REQUIRED WORK: In the listing that follows, retype every line from the first through the one containing "0.7, 0.6, 0.7, 0.6, 0.7, 0.6, 0.6]". Pictures are to be left out.

┌─ PROVIDED DATA

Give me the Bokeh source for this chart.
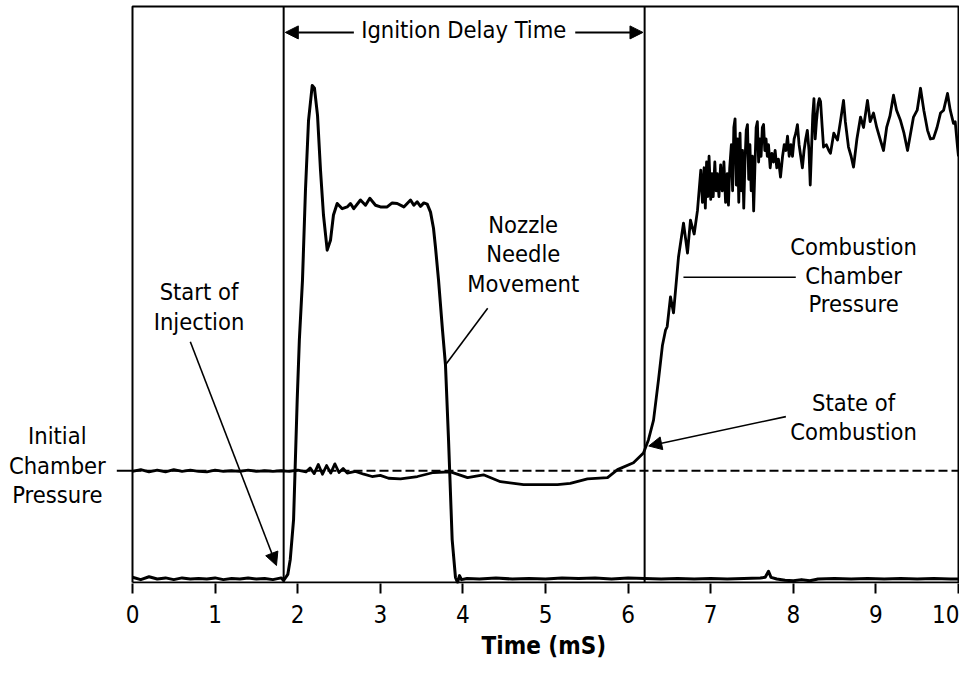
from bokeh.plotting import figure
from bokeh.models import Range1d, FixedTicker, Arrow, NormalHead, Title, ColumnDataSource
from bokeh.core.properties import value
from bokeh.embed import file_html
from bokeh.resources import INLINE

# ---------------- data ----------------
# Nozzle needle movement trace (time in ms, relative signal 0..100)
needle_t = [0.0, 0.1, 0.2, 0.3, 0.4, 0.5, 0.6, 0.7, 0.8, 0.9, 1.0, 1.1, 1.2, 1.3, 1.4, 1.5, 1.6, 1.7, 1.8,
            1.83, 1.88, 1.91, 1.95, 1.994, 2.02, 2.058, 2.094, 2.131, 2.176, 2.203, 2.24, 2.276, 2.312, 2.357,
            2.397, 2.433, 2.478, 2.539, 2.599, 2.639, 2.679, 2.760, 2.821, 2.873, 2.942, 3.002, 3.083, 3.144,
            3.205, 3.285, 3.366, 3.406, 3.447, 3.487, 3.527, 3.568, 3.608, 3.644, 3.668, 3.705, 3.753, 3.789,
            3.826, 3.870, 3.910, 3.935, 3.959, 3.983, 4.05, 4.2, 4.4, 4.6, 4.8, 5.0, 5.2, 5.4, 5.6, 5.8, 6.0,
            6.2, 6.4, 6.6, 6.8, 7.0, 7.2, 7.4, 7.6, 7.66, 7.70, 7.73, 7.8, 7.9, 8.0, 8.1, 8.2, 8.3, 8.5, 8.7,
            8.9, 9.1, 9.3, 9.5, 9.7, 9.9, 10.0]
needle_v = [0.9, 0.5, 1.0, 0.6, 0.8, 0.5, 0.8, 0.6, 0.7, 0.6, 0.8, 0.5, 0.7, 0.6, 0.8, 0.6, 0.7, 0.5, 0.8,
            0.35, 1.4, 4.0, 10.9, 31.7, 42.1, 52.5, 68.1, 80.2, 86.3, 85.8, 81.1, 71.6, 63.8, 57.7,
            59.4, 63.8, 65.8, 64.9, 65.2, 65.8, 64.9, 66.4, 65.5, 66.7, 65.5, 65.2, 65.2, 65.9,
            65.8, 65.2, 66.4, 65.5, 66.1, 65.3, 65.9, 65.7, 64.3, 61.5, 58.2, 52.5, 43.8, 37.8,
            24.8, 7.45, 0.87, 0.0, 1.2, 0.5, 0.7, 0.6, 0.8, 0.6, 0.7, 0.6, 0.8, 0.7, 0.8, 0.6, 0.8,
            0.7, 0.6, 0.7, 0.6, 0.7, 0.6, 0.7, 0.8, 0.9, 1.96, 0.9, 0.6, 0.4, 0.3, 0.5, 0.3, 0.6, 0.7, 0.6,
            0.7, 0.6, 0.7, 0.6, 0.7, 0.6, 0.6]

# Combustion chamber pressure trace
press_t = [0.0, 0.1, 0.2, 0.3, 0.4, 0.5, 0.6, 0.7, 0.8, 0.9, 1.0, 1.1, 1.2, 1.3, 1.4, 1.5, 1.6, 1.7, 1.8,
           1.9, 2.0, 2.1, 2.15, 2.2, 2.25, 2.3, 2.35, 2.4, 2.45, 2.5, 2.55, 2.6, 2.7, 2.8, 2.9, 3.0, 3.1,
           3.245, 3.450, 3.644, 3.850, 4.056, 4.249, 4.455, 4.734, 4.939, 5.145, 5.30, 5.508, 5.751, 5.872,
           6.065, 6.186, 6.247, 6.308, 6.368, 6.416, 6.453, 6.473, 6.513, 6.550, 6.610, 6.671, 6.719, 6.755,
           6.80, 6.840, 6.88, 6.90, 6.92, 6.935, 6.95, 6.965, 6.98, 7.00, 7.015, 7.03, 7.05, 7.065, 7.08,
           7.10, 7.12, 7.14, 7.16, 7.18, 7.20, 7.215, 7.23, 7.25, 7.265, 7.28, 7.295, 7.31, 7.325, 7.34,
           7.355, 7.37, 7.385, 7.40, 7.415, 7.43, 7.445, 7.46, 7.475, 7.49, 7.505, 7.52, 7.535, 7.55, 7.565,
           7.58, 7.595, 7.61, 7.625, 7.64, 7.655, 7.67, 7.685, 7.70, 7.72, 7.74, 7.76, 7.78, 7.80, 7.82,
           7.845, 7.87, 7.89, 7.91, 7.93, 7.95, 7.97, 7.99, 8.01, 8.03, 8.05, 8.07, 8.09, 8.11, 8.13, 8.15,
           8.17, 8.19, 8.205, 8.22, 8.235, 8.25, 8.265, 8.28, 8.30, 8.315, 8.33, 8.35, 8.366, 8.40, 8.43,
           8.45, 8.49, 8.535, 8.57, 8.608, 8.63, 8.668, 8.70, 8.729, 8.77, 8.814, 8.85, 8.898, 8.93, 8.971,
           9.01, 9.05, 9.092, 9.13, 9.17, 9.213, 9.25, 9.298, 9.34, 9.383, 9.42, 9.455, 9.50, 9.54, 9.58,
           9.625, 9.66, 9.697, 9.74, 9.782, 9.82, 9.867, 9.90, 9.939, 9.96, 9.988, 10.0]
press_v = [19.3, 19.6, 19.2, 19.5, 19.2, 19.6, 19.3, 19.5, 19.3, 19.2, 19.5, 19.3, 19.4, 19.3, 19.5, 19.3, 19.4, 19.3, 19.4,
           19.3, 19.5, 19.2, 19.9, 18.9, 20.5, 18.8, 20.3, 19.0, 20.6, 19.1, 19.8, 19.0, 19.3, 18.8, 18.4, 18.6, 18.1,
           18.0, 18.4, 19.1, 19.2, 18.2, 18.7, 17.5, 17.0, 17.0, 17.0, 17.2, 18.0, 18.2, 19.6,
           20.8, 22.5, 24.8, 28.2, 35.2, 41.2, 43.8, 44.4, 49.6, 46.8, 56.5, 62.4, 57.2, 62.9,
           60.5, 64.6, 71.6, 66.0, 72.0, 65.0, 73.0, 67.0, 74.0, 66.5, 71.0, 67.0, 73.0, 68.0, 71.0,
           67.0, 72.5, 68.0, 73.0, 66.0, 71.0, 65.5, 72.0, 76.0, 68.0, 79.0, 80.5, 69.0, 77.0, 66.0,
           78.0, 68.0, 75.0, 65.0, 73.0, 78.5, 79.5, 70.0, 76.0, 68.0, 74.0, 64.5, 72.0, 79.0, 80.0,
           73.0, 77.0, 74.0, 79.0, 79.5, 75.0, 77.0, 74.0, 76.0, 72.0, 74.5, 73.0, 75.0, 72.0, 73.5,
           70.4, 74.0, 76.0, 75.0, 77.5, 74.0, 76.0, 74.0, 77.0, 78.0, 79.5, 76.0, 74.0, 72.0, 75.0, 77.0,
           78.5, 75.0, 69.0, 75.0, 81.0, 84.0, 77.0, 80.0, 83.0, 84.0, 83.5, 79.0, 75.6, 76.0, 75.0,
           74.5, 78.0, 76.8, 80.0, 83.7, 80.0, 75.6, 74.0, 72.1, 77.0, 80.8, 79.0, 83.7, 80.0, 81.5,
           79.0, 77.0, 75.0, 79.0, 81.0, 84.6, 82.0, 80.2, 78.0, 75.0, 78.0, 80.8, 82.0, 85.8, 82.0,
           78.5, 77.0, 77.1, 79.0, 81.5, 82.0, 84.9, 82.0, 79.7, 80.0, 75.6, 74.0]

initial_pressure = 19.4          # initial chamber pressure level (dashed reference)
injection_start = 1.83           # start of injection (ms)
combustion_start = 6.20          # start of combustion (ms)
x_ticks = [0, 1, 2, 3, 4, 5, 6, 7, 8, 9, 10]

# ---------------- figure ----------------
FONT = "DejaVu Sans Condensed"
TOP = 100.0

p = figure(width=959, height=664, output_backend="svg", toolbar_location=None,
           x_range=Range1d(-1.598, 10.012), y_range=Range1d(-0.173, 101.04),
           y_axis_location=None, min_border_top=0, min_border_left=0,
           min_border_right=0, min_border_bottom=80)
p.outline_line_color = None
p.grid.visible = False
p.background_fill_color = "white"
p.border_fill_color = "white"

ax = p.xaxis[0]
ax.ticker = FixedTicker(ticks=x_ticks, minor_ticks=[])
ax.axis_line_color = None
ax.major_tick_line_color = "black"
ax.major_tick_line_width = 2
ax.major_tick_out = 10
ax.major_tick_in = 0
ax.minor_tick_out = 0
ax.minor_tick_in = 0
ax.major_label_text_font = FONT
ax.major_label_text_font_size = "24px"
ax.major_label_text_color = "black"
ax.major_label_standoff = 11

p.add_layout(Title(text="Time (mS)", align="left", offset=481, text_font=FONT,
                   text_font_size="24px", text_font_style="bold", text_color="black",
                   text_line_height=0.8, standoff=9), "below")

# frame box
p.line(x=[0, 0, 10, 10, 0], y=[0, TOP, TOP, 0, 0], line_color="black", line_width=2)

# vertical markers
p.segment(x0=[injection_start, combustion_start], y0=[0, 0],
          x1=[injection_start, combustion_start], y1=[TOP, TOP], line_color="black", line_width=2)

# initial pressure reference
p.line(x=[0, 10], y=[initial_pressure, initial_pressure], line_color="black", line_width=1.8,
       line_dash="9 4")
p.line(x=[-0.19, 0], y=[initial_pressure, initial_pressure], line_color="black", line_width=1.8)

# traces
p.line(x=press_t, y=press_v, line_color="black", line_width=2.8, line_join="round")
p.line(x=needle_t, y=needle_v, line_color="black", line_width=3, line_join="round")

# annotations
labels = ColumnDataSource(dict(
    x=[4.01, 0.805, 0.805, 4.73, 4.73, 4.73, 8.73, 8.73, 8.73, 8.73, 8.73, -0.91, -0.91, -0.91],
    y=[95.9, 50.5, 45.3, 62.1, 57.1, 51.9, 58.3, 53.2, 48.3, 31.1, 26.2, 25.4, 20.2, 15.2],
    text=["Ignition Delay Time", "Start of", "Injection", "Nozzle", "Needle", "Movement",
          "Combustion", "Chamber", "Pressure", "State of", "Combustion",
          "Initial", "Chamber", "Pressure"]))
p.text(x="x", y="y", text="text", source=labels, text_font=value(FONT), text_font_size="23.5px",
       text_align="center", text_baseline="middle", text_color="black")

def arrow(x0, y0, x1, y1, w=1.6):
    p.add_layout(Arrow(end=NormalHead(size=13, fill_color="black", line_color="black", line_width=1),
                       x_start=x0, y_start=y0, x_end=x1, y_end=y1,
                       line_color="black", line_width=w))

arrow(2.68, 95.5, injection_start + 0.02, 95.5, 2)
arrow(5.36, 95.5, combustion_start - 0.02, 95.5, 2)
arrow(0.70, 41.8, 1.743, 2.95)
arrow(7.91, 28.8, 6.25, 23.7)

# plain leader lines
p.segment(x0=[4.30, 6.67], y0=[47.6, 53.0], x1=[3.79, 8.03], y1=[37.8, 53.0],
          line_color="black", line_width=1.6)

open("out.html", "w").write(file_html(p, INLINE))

└─

ANSWER TO THIS PROBLEM:
Give me the Bokeh source for this chart.
from bokeh.plotting import figure
from bokeh.models import Range1d, FixedTicker, Arrow, NormalHead, Title, ColumnDataSource
from bokeh.core.properties import value
from bokeh.embed import file_html
from bokeh.resources import INLINE

# ---------------- data ----------------
# Nozzle needle movement trace (time in ms, relative signal 0..100)
needle_t = [0.0, 0.1, 0.2, 0.3, 0.4, 0.5, 0.6, 0.7, 0.8, 0.9, 1.0, 1.1, 1.2, 1.3, 1.4, 1.5, 1.6, 1.7, 1.8,
            1.83, 1.88, 1.91, 1.95, 1.994, 2.02, 2.058, 2.094, 2.131, 2.176, 2.203, 2.24, 2.276, 2.312, 2.357,
            2.397, 2.433, 2.478, 2.539, 2.599, 2.639, 2.679, 2.760, 2.821, 2.873, 2.942, 3.002, 3.083, 3.144,
            3.205, 3.285, 3.366, 3.406, 3.447, 3.487, 3.527, 3.568, 3.608, 3.644, 3.668, 3.705, 3.753, 3.789,
            3.826, 3.870, 3.910, 3.935, 3.959, 3.983, 4.05, 4.2, 4.4, 4.6, 4.8, 5.0, 5.2, 5.4, 5.6, 5.8, 6.0,
            6.2, 6.4, 6.6, 6.8, 7.0, 7.2, 7.4, 7.6, 7.66, 7.70, 7.73, 7.8, 7.9, 8.0, 8.1, 8.2, 8.3, 8.5, 8.7,
            8.9, 9.1, 9.3, 9.5, 9.7, 9.9, 10.0]
needle_v = [0.9, 0.5, 1.0, 0.6, 0.8, 0.5, 0.8, 0.6, 0.7, 0.6, 0.8, 0.5, 0.7, 0.6, 0.8, 0.6, 0.7, 0.5, 0.8,
            0.35, 1.4, 4.0, 10.9, 31.7, 42.1, 52.5, 68.1, 80.2, 86.3, 85.8, 81.1, 71.6, 63.8, 57.7,
            59.4, 63.8, 65.8, 64.9, 65.2, 65.8, 64.9, 66.4, 65.5, 66.7, 65.5, 65.2, 65.2, 65.9,
            65.8, 65.2, 66.4, 65.5, 66.1, 65.3, 65.9, 65.7, 64.3, 61.5, 58.2, 52.5, 43.8, 37.8,
            24.8, 7.45, 0.87, 0.0, 1.2, 0.5, 0.7, 0.6, 0.8, 0.6, 0.7, 0.6, 0.8, 0.7, 0.8, 0.6, 0.8,
            0.7, 0.6, 0.7, 0.6, 0.7, 0.6, 0.7, 0.8, 0.9, 1.96, 0.9, 0.6, 0.4, 0.3, 0.5, 0.3, 0.6, 0.7, 0.6,
            0.7, 0.6, 0.7, 0.6, 0.7, 0.6, 0.6]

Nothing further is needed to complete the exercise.